> [Goal]
Repeat the listing that follows, character for character, minus the pictures.
___ Provided material
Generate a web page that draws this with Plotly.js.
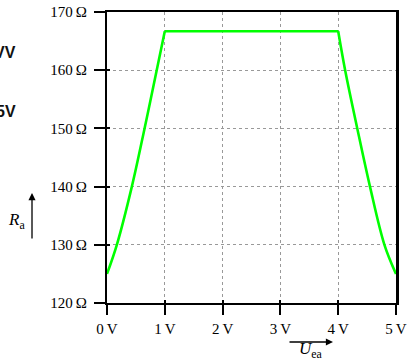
<!DOCTYPE html>
<html>
<head>
<meta charset="utf-8">
<script src="https://cdn.plot.ly/plotly-3.0.1.min.js"></script>
<style>html,body{margin:0;padding:0;background:#fff;}#chart{width:408px;height:360px;}</style>
</head>
<body>
<div id="chart"></div>
<script>
// Data
const uea = [0, 0.17, 0.43, 0.65, 0.86, 1.0, 4.0, 4.12, 4.33, 4.55, 4.8, 5.0];
const ra  = [125, 130, 140, 150, 160, 166.7, 166.7, 160, 150, 140, 130, 125];
const xTickVals = [0, 1, 2, 3, 4, 5];
const xTickText = ['0\u2009V', '1\u2009V', '2\u2009V', '3\u2009V', '4\u2009V', '5\u2009V'];
const yTickVals = [120, 130, 140, 150, 160, 170];
const yTickText = ['120\u2009\u03A9', '130\u2009\u03A9', '140\u2009\u03A9', '150\u2009\u03A9', '160\u2009\u03A9', '170\u2009\u03A9'];

const serif = 'Liberation Serif, DejaVu Serif, serif';
const tickFont = {family: serif, size: 15, color: '#000'};
const lineStyle = {color: '#00ff00', width: 2.6};

// rising flank, plateau, falling flank (flanks are curved, plateau straight)
const traces = [
  {x: uea.slice(0, 6), y: ra.slice(0, 6), type: 'scatter', mode: 'lines',
   line: Object.assign({shape: 'spline', smoothing: 1}, lineStyle), cliponaxis: false, hoverinfo: 'skip', showlegend: false},
  {x: uea.slice(5, 7), y: ra.slice(5, 7), type: 'scatter', mode: 'lines',
   line: lineStyle, cliponaxis: false, hoverinfo: 'skip', showlegend: false},
  {x: uea.slice(6), y: ra.slice(6), type: 'scatter', mode: 'lines',
   line: Object.assign({shape: 'spline', smoothing: 1}, lineStyle), cliponaxis: false, hoverinfo: 'skip', showlegend: false}
];

const layout = {
  width: 408, height: 360,
  margin: {l: 107, r: 12, t: 12, b: 57, pad: 0},
  paper_bgcolor: '#fff', plot_bgcolor: '#fff',
  showlegend: false,
  xaxis: {
    range: [0, 5], fixedrange: true,
    tickvals: xTickVals, ticktext: xTickText,
    ticks: 'outside', ticklen: 10, tickwidth: 2, tickcolor: '#000',
    showline: true, linewidth: 2.2, linecolor: '#000',
    showgrid: true, gridcolor: '#999', gridwidth: 1, griddash: '3px,3px',
    zeroline: false, tickfont: tickFont, ticklabelstandoff: 1
  },
  yaxis: {
    range: [120, 170], fixedrange: true,
    tickvals: yTickVals, ticktext: yTickText,
    ticks: 'outside', ticklen: 11, tickwidth: 2, tickcolor: '#000',
    showline: true, linewidth: 2.2, linecolor: '#000',
    showgrid: true, gridcolor: '#999', gridwidth: 1, griddash: '3px,3px',
    zeroline: false, tickfont: tickFont, ticklabelstandoff: 4
  },
  xaxis2: {
    overlaying: 'x', side: 'top', range: [0, 5], fixedrange: true,
    showline: true, linewidth: 1.7, linecolor: '#000',
    showgrid: false, zeroline: false, showticklabels: false, ticks: ''
  },
  yaxis2: {
    overlaying: 'y', side: 'right', range: [120, 170], fixedrange: true,
    showline: true, linewidth: 3, linecolor: '#000',
    showgrid: false, zeroline: false, showticklabels: false, ticks: ''
  },
  yaxis3: {
    overlaying: 'y', side: 'left', range: [120, 170], fixedrange: true,
    tickvals: yTickVals, ticks: 'inside', ticklen: 3, tickwidth: 2, tickcolor: '#000',
    showline: false, showgrid: false, zeroline: false, showticklabels: false
  },
  xaxis3: {
    overlaying: 'x', side: 'bottom', range: [0, 5], fixedrange: true,
    tickvals: xTickVals, ticks: 'inside', ticklen: 3, tickwidth: 2, tickcolor: '#000',
    showline: false, showgrid: false, zeroline: false, showticklabels: false
  },
  annotations: [
    {xref: 'paper', yref: 'paper', x: -0.2595, y: 0.378, text: '', showarrow: true,
     axref: 'pixel', ayref: 'pixel', ax: 0, ay: 47, arrowhead: 2, arrowsize: 1.1, arrowwidth: 1.3, arrowcolor: '#000'},
    {xref: 'paper', yref: 'paper', x: -0.313, y: 0.283, xanchor: 'center', yanchor: 'middle',
     text: '<i>R</i><sub>a</sub>', showarrow: false, font: {family: serif, size: 17, color: '#000'}},
    {xref: 'paper', yref: 'paper', x: 0.782, y: -0.134, text: '', showarrow: true,
     axref: 'pixel', ayref: 'pixel', ax: -45, ay: 0, arrowhead: 2, arrowsize: 1.1, arrowwidth: 1.3, arrowcolor: '#000'},
    {xref: 'paper', yref: 'paper', x: 0.705, y: -0.161, xanchor: 'center', yanchor: 'middle',
     text: '<i>U</i><sub>ea</sub>', showarrow: false, font: {family: serif, size: 17, color: '#000'}},
    {xref: 'paper', yref: 'paper', x: -0.307, y: 0.861, xanchor: 'right', yanchor: 'middle',
     text: '<b>VV</b>', showarrow: false, font: {family: 'Liberation Sans, Arial, sans-serif', size: 16, color: '#111'}},
    {xref: 'paper', yref: 'paper', x: -0.307, y: 0.658, xanchor: 'right', yanchor: 'middle',
     text: '<b>5V</b>', showarrow: false, font: {family: 'Liberation Sans, Arial, sans-serif', size: 16, color: '#111'}}
  ]
};

// invisible anchors so the overlay axes are drawn
traces.push({x: [0], y: [120], xaxis: 'x2', yaxis: 'y2', mode: 'markers', marker: {opacity: 0}, hoverinfo: 'skip', showlegend: false, type: 'scatter'});
traces.push({x: [0], y: [120], xaxis: 'x3', yaxis: 'y3', mode: 'markers', marker: {opacity: 0}, hoverinfo: 'skip', showlegend: false, type: 'scatter'});

Plotly.newPlot('chart', traces, layout, {staticPlot: true, displayModeBar: false});
</script>
</body>
</html>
______
> [Result below]
Generate a web page that draws this with Plotly.js.
<!DOCTYPE html>
<html>
<head>
<meta charset="utf-8">
<script src="https://cdn.plot.ly/plotly-3.0.1.min.js"></script>
<style>html,body{margin:0;padding:0;background:#fff;}#chart{width:408px;height:360px;}</style>
</head>
<body>
<div id="chart"></div>
<script>
// Data
const uea = [0, 0.17, 0.43, 0.65, 0.86, 1.0, 4.0, 4.12, 4.33, 4.55, 4.8, 5.0];
const ra  = [125, 130, 140, 150, 160, 166.7, 166.7, 160, 150, 140, 130, 125];
const xTickVals = [0, 1, 2, 3, 4, 5];
const xTickText = ['0\u2009V', '1\u2009V', '2\u2009V', '3\u2009V', '4\u2009V', '5\u2009V'];
const yTickVals = [120, 130, 140, 150, 160, 170];
const yTickText = ['120\u2009\u03A9', '130\u2009\u03A9', '140\u2009\u03A9', '150\u2009\u03A9', '160\u2009\u03A9', '170\u2009\u03A9'];

const serif = 'Liberation Serif, DejaVu Serif, serif';
const tickFont = {family: serif, size: 15, color: '#000'};
const lineStyle = {color: '#00ff00', width: 2.6};

// rising flank, plateau, falling flank (flanks are curved, plateau straight)
const traces = [
  {x: uea.slice(0, 6), y: ra.slice(0, 6), type: 'scatter', mode: 'lines',
   line: Object.assign({shape: 'spline', smoothing: 1}, lineStyle), cliponaxis: false, hoverinfo: 'skip', showlegend: false},
  {x: uea.slice(5, 7), y: ra.slice(5, 7), type: 'scatter', mode: 'lines',
   line: lineStyle, cliponaxis: false, hoverinfo: 'skip', showlegend: false},
  {x: uea.slice(6), y: ra.slice(6), type: 'scatter', mode: 'lines',
   line: Object.assign({shape: 'spline', smoothing: 1}, lineStyle), cliponaxis: false, hoverinfo: 'skip', showlegend: false}
];

const layout = {
  width: 408, height: 360,
  margin: {l: 107, r: 12, t: 12, b: 57, pad: 0},
  paper_bgcolor: '#fff', plot_bgcolor: '#fff',
  showlegend: false,
  xaxis: {
    range: [0, 5], fixedrange: true,
    tickvals: xTickVals, ticktext: xTickText,
    ticks: 'outside', ticklen: 10, tickwidth: 2, tickcolor: '#000',
    showline: true, linewidth: 2.2, linecolor: '#000',
    showgrid: true, gridcolor: '#999', gridwidth: 1, griddash: '3px,3px',
    zeroline: false, tickfont: tickFont, ticklabelstandoff: 1
  },
  yaxis: {
    range: [120, 170], fixedrange: true,
    tickvals: yTickVals, ticktext: yTickText,
    ticks: 'outside', ticklen: 11, tickwidth: 2, tickcolor: '#000',
    showline: true, linewidth: 2.2, linecolor: '#000',
    showgrid: true, gridcolor: '#999', gridwidth: 1, griddash: '3px,3px',
    zeroline: false, tickfont: tickFont, ticklabelstandoff: 4
  },
  xaxis2: {
    overlaying: 'x', side: 'top', range: [0, 5], fixedrange: true,
    showline: true, linewidth: 1.7, linecolor: '#000',
    showgrid: false, zeroline: false, showticklabels: false, ticks: ''
  },
  yaxis2: {
    overlaying: 'y', side: 'right', range: [120, 170], fixedrange: true,
    showline: true, linewidth: 3, linecolor: '#000',
    showgrid: false, zeroline: false, showticklabels: false, ticks: ''
  },
  yaxis3: {
    overlaying: 'y', side: 'left', range: [120, 170], fixedrange: true,
    tickvals: yTickVals, ticks: 'inside', ticklen: 3, tickwidth: 2, tickcolor: '#000',
    showline: false, showgrid: false, zeroline: false, showticklabels: false
  },
  xaxis3: {
    overlaying: 'x', side: 'bottom', range: [0, 5], fixedrange: true,
    tickvals: xTickVals, ticks: 'inside', ticklen: 3, tickwidth: 2, tickcolor: '#000',
    showline: false, showgrid: false, zeroline: false, showticklabels: false
  },
  annotations: [
    {xref: 'paper', yref: 'paper', x: -0.2595, y: 0.378, text: '', showarrow: true,
     axref: 'pixel', ayref: 'pixel', ax: 0, ay: 47, arrowhead: 2, arrowsize: 1.1, arrowwidth: 1.3, arrowcolor: '#000'},
    {xref: 'paper', yref: 'paper', x: -0.313, y: 0.283, xanchor: 'center', yanchor: 'middle',
     text: '<i>R</i><sub>a</sub>', showarrow: false, font: {family: serif, size: 17, color: '#000'}},
    {xref: 'paper', yref: 'paper', x: 0.782, y: -0.134, text: '', showarrow: true,
     axref: 'pixel', ayref: 'pixel', ax: -45, ay: 0, arrowhead: 2, arrowsize: 1.1, arrowwidth: 1.3, arrowcolor: '#000'},
    {xref: 'paper', yref: 'paper', x: 0.705, y: -0.161, xanchor: 'center', yanchor: 'middle',
     text: '<i>U</i><sub>ea</sub>', showarrow: false, font: {family: serif, size: 17, color: '#000'}},
    {xref: 'paper', yref: 'paper', x: -0.307, y: 0.861, xanchor: 'right', yanchor: 'middle',
     text: '<b>VV</b>', showarrow: false, font: {family: 'Liberation Sans, Arial, sans-serif', size: 16, color: '#111'}},
    {xref: 'paper', yref: 'paper', x: -0.307, y: 0.658, xanchor: 'right', yanchor: 'middle',
     text: '<b>5V</b>', showarrow: false, font: {family: 'Liberation Sans, Arial, sans-serif', size: 16, color: '#111'}}
  ]
};

// invisible anchors so the overlay axes are drawn
traces.push({x: [0], y: [120], xaxis: 'x2', yaxis: 'y2', mode: 'markers', marker: {opacity: 0}, hoverinfo: 'skip', showlegend: false, type: 'scatter'});
traces.push({x: [0], y: [120], xaxis: 'x3', yaxis: 'y3', mode: 'markers', marker: {opacity: 0}, hoverinfo: 'skip', showlegend: false, type: 'scatter'});

Plotly.newPlot('chart', traces, layout, {staticPlot: true, displayModeBar: false});
</script>
</body>
</html>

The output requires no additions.